The difficulty of transferring commercial real estate risk out of the banking system makes a stable recovery unlikely, author John Murray, commercial real estate portfolio manager at PIMCO, and his team conclude. “Many commercial real estate assets likely will not return to 2007 prices until the end of this decade,” the report warns.
The Newport Beach, Calif.-based investment firm conducted research in 10 metro areas across the country, meeting with commercial real estate lenders, special servicers, real estate owners and developers, investment sales advisers, leasing brokers, and other industry specialists. The authors concluded that changes in the structure of capital markets, including securitization, since the commercial real estate crisis of the early 1990s, will lengthen the deleveraging process and suppress a recovery.
Capital has returned to the most liquid sectors of commercial real estate first, through real estate investment trusts (REITs) and commercial mortgage-backed securities (CMBS). REITs were able to raise more than $24 billion in equity and to issue $10 billion in debt in 2009, according to PIMCO.

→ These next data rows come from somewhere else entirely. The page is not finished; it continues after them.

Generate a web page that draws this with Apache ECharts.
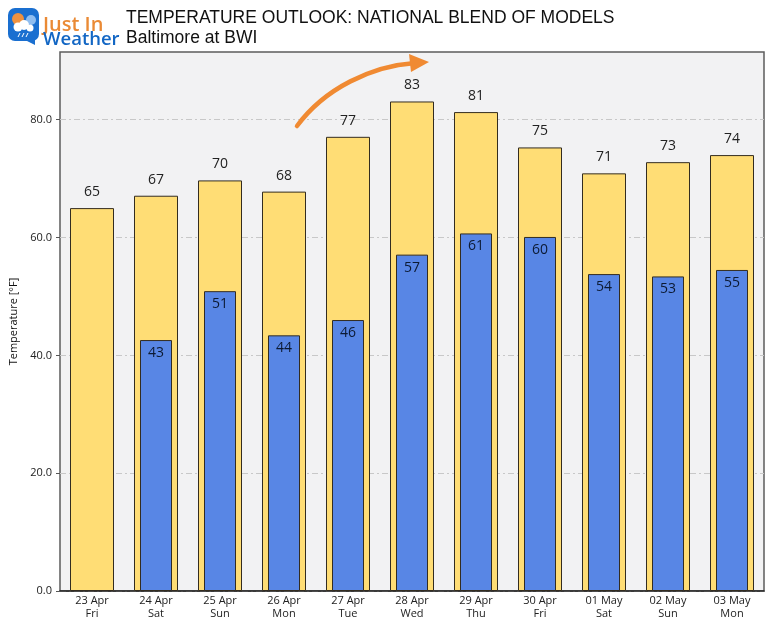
<!DOCTYPE html>
<html>
<head>
<meta charset="utf-8">
<style>
  html, body { margin: 0; padding: 0; background: #fff; }
  #chart { width: 780px; height: 624px; }
</style>
<script src="https://cdn.jsdelivr.net/npm/echarts@6/dist/echarts.min.js"></script>
</head>
<body>
<div id="chart"></div>
<script>
const days = ['23 Apr\nFri', '24 Apr\nSat', '25 Apr\nSun', '26 Apr\nMon', '27 Apr\nTue', '28 Apr\nWed', '29 Apr\nThu', '30 Apr\nFri', '01 May\nSat', '02 May\nSun', '03 May\nMon'];
const highs = [65, 67.1, 69.7, 67.8, 77.1, 83.1, 81.3, 75.3, 70.9, 72.8, 74];
const highLabels = ['65', '67', '70', '68', '77', '83', '81', '75', '71', '73', '74'];
const lows = [null, 42.6, 50.9, 43.4, 46, 57.1, 60.7, 60.1, 53.8, 53.4, 54.5];
const lowLabels = ['', '43', '51', '44', '46', '57', '61', '60', '54', '53', '55'];
const yTicks = [0, 20, 40, 60, 80];

const chart = echarts.init(document.getElementById('chart'));
const uiFont = '"Open Sans", "Noto Sans", sans-serif';
const titleFont = '17.5px "Liberation Sans", Arial, sans-serif';
const edge = '#332c20';

chart.setOption({
  animation: false,
  backgroundColor: '#fff',
  grid: {
    left: 60, right: 16, top: 52, bottom: 33,
    outerBoundsMode: 'none',
    show: true, backgroundColor: '#f2f2f3', borderColor: '#5c5c5c', borderWidth: 1.5
  },
  xAxis: [
    {
      type: 'category', data: days,
      axisLine: { lineStyle: { color: '#222', width: 1.5 } },
      axisTick: { show: false },
      axisLabel: { color: '#222', fontFamily: uiFont, fontSize: 11, lineHeight: 13, margin: 3, interval: 0 }
    },
    { type: 'category', data: days, show: false }
  ],
  yAxis: {
    type: 'value', min: 0, max: 91.5,
    name: 'Temperature [°F]', nameLocation: 'middle', nameGap: 39,
    nameTextStyle: { color: '#111', fontFamily: uiFont, fontSize: 11 },
    axisLine: { show: false },
    axisTick: { show: true, length: 4, customValues: yTicks, lineStyle: { color: '#555' } },
    axisLabel: {
      color: '#222', fontFamily: uiFont, fontSize: 11, margin: 8,
      customValues: yTicks, formatter: v => v.toFixed(1)
    },
    splitLine: { show: true, lineStyle: { color: '#c8c8c8', type: [6, 3, 2, 3], width: 1 } }
  },
  series: [
    {
      name: 'High', type: 'bar', xAxisIndex: 0, barWidth: 44, data: highs,
      itemStyle: { color: '#ffdd75', borderColor: edge, borderWidth: 1 },
      label: {
        show: true, position: 'top', distance: 9, color: '#222', fontFamily: uiFont, fontSize: 14,
        formatter: p => highLabels[p.dataIndex]
      }
    },
    {
      name: 'Low', type: 'bar', xAxisIndex: 1, barWidth: 32, data: lows, z: 3,
      itemStyle: { color: '#5886e5', borderColor: edge, borderWidth: 1 },
      label: {
        show: true, position: 'insideTop', distance: 6, color: '#0c1a33', fontFamily: uiFont, fontSize: 14,
        formatter: p => lowLabels[p.dataIndex]
      }
    }
  ],
  graphic: [
    // タイトル
    { type: 'text', left: 126, top: 9, style: { text: 'TEMPERATURE OUTLOOK: NATIONAL BLEND OF MODELS', fill: '#111', font: titleFont } },
    { type: 'text', left: 126, top: 29, style: { text: 'Baltimore at BWI', fill: '#111', font: titleFont } },
    // ロゴ
    { type: 'rect', shape: { x: 8, y: 8, width: 31, height: 33, r: 7 }, style: { fill: '#1a6fd0' } },
    { type: 'polygon', shape: { points: [[25, 40], [35, 40], [35, 45]] }, style: { fill: '#1a6fd0' } },
    { type: 'circle', shape: { cx: 18, cy: 19, r: 6 }, style: { fill: '#ee9140' } },
    { type: 'circle', shape: { cx: 31, cy: 20, r: 5 }, style: { fill: '#8fbdf0' } },
    { type: 'circle', shape: { cx: 18, cy: 27, r: 4.5 }, style: { fill: '#fff' } },
    { type: 'circle', shape: { cx: 24, cy: 25, r: 5 }, style: { fill: '#fff' } },
    { type: 'circle', shape: { cx: 30, cy: 28, r: 3.5 }, style: { fill: '#fff' } },
    { type: 'line', shape: { x1: 20, y1: 33, x2: 18, y2: 37 }, style: { stroke: '#fff', lineWidth: 1 } },
    { type: 'line', shape: { x1: 24, y1: 33, x2: 22, y2: 37 }, style: { stroke: '#fff', lineWidth: 1 } },
    { type: 'line', shape: { x1: 28, y1: 33, x2: 26, y2: 37 }, style: { stroke: '#fff', lineWidth: 1 } },
    { type: 'text', left: 43, top: 15, style: { text: 'Just In', fill: '#ea8a35', font: '600 20px "Open Sans", sans-serif' } },
    { type: 'text', left: 43, top: 30, style: { text: 'Weather', fill: '#1266c4', font: '600 18.5px "Open Sans", sans-serif' } },
    // 矢印
    { type: 'bezierCurve', z: 10, shape: { x1: 297, y1: 126, cpx1: 325, cpy1: 88, cpx2: 372, cpy2: 66, x2: 415, y2: 63 }, style: { stroke: '#f08a32', lineWidth: 4.5, fill: 'none', lineCap: 'round' } },
    { type: 'polygon', z: 10, shape: { points: [[409, 54], [429, 62], [411, 72]] }, style: { fill: '#f08a32' } }
  ]
});
</script>
</body>
</html>
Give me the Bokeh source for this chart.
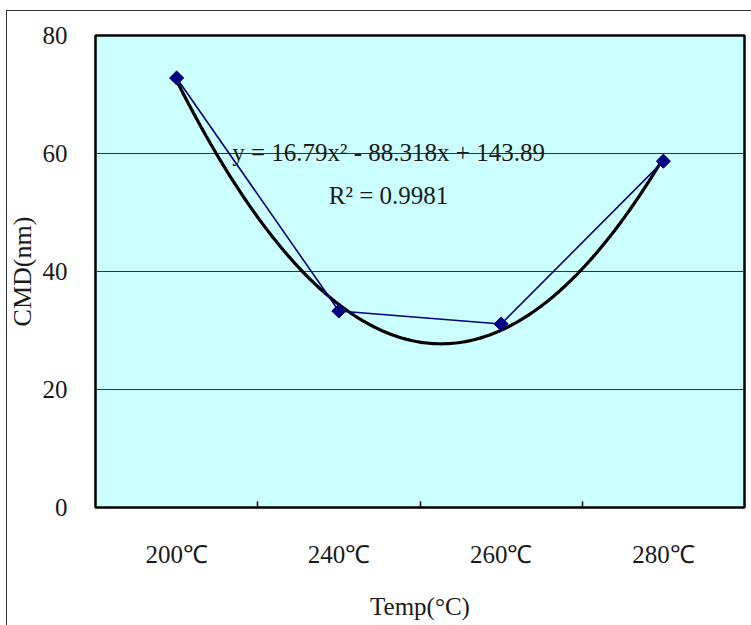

From the first quarter of 2009 to the first quarter of 2010, as capital flowed into REITs and CMBS, REIT prices rose more than 96% and super senior CMBS tranche spreads tightened by nearly 70%.
However, the commercial real estate market shares most of the sins of its residential cousin, namely weak loan underwriting, excessive leverage and the absence of risk management from both banks and rating agencies, the report notes.
Market reports on industry fundamentals such as vacancy rates and rental rates are misleading, the researchers said after their interviews with leasing brokers and property owners. Some current reports do not fully depict the extent of concessions landlords are offering to attract and retain tenants, according to the report.
On a larger, economic scale, issues such as limited gross domestic product growth in the U.S., high unemployment and potential re-regulation will force the market to re-evaluate the assumptions it has used to price commercial real estate. These trends severely affect the outlook for rents, vacancies and capitalization rates, highlighting the downside risks that remain in commercial real estate, the investment firm says.
Significant challenges lie ahead for commercial real estate, including the uncertainty related to valuations, which will affect the prospects for recovery, PIMCO says. Because of the complexities that have evolved in the capital markets over the past decade, approaches to analyzing and investing in the recovering market will need to depart significantly from those of previous cycles, according to Murray and the PIMCO researchers.